编辑：新和改进的代码！间距不如之前均匀，但是当您将点列表传递给plt.gca().set_xscale（请参见代码末尾的示例时），它现在会自动完成。它进行曲线拟合，将这些点拟合到一个逻辑函数上，并使用得到的参数作为转换的基础。当我运行此代码时，我会收到警告（警告：将屏蔽元素转换为nan）。我仍然没有弄清楚发生了什么，但似乎没有造成问题。这是我生成的图像：

import numpy as np
from numpy import ma
from matplotlib import scale as mscale
from matplotlib import transforms as mtransforms
from matplotlib.ticker import Formatter, FixedLocator
from scipy.optimize import curve_fit

def logistic(x, L, k, x0):
    """Logistic function (s-curve)."""
    return L / (1 + np.exp(-k * (x - x0)))

class ProbabilityScale(mscale.ScaleBase):
    """
    Scales data so that points along a logistic curve become evenly spaced.
    """

    # The scale class must have a member ``name`` that defines the
    # string used to select the scale.  For example,
    # ``gca().set_yscale("probability")`` would be used to select this
    # scale.
    name = 'probability'


    def __init__(self, axis, **kwargs):
        """
        Any keyword arguments passed to ``set_xscale`` and
        ``set_yscale`` will be passed along to the scale's
        constructor.

        lower_bound: Minimum value of x. Defaults to .01.
        upper_bound_dist: L - upper_bound_dist is the maximum value
        of x. Defaults to lower_bound.

        """
        mscale.ScaleBase.__init__(self)
        lower_bound = kwargs.pop("lower_bound", .01)
        if lower_bound <= 0:
            raise ValueError("lower_bound must be greater than 0")
        self.lower_bound = lower_bound
        upper_bound_dist = kwargs.pop("upper_bound_dist", lower_bound)
        self.points = kwargs['points']
        #determine parameters of logistic function with curve fitting
        x = np.linspace(0, 1, len(self.points))
        #initial guess for parameters
        p0 = [max(self.points), 1, .5]
        popt, pcov = curve_fit(logistic, x, self.points, p0 = p0)
        [self.L, self.k, self.x0] = popt
        self.upper_bound = self.L - upper_bound_dist

    def get_transform(self):
        """
        Override this method to return a new instance that does the
        actual transformation of the data.

        The ProbabilityTransform class is defined below as a
        nested class of this one.
        """
        return self.ProbabilityTransform(self.lower_bound, self.upper_bound, self.L, self.k, self.x0)

    def set_default_locators_and_formatters(self, axis):
        """
        Override to set up the locators and formatters to use with the
        scale.  This is only required if the scale requires custom
        locators and formatters.  Writing custom locators and
        formatters is rather outside the scope of this example, but
        there are many helpful examples in ``ticker.py``.
        """


        axis.set_major_locator(FixedLocator(self.points))

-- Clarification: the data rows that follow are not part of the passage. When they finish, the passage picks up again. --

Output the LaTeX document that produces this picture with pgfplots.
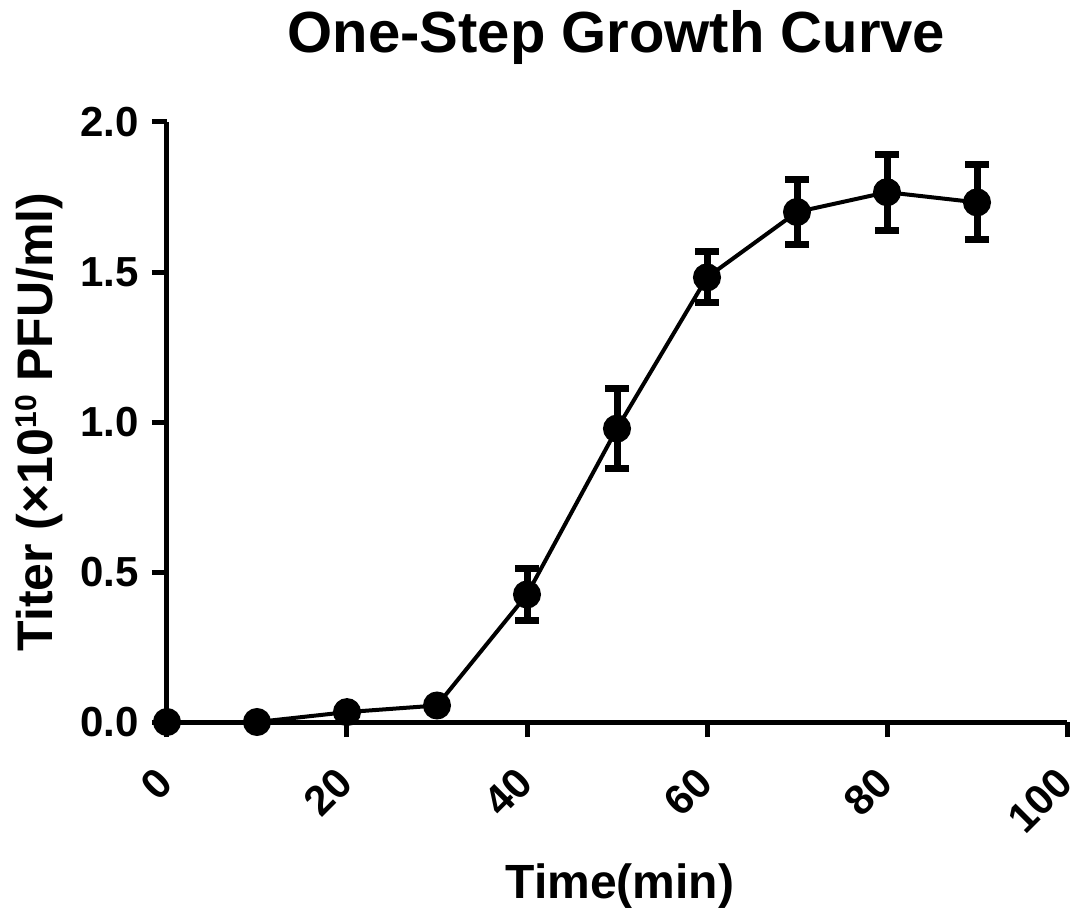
\documentclass[border=0pt]{standalone}
\usepackage{fontspec}
\setmainfont{Liberation Sans}
\usepackage{pgfplots}
\pgfplotsset{compat=1.18}
\pgfplotstableread{
x y
0 0
10 0
20 0.033
30 0.055
40 0.425
50 0.978
60 1.482
70 1.700
80 1.766
90 1.732
}\means
\pgfplotstableread{
x y e
40 0.425 0.087
50 0.978 0.133
60 1.482 0.085
70 1.700 0.110
80 1.766 0.127
90 1.732 0.125
}\errs
\begin{document}
\begin{tikzpicture}
\useasboundingbox (-83.5pt,-97.5pt) rectangle (455pt,361pt);
\begin{axis}[
  at={(0,0)}, anchor=south west,
  scale only axis, width=450pt, height=300pt,
  xmin=0, xmax=100, ymin=0, ymax=2,
  axis x line=bottom, axis y line=left,
  axis line style={-, line width=2.5pt, black},
  tick align=outside, major tick length=7.5pt,
  every tick/.style={line width=2.5pt, black},
  xtick={0,20,...,100}, ytick={0,0.5,1,1.5,2},
  minor tick num=0,
  /pgf/number format/assume math mode=true,
  ticklabel style={font=\bfseries\fontsize{21}{21}\selectfont},
  yticklabel style={anchor=east, inner sep=0pt, xshift=-6.5pt, /pgf/number format/.cd, fixed, fixed zerofill, precision=1},
  xticklabel style={yshift=-19pt, xshift=-1pt, rotate=45, anchor=east, inner sep=0pt},
  clip=false,
]
\addplot[black, line width=2pt, mark=*, mark size=6pt] table[x=x, y=y] {\means};
\addplot[black, draw=none, mark=none, forget plot,
  error bars/.cd, y dir=both, y explicit,
  error bar style={line width=3.5pt, black},
  error mark options={rotate=90, mark size=6pt, line width=3.5pt, black}]
  table[x=x, y=y, y error=e] {\errs};
\end{axis}
\node[anchor=base, font=\bfseries\fontsize{29}{29}\selectfont] at (224.75pt,334.5pt) {One-Step Growth Curve};
\node[anchor=base, font=\bfseries\fontsize{24}{24}\selectfont] at (226.5pt,-88pt) {Time(min)};
\node[anchor=base, rotate=90, font=\bfseries\fontsize{25}{25}\selectfont] at (-57pt,150pt) {Titer (×10\raisebox{0.33em}{\fontsize{15}{15}\selectfont 10} PFU/ml)};
\end{tikzpicture}
\end{document}
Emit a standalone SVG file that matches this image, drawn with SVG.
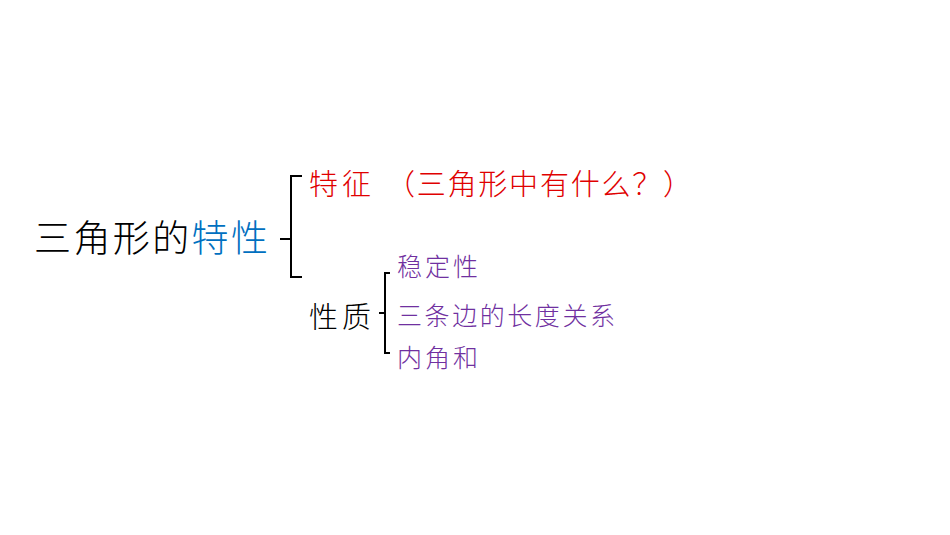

    def limit_range_for_scale(self, vmin, vmax, minpos):
        """
        Override to limit the bounds of the axis to the domain of the
        transform.  In this case, the bounds should be
        limited to the threshold that was passed in.  Unlike the
        autoscaling provided by the tick locators, this range limiting
        will always be adhered to, whether the axis range is set
        manually, determined automatically or changed through panning
        and zooming.
        """
        return max(vmin, self.lower_bound), min(vmax, self.upper_bound)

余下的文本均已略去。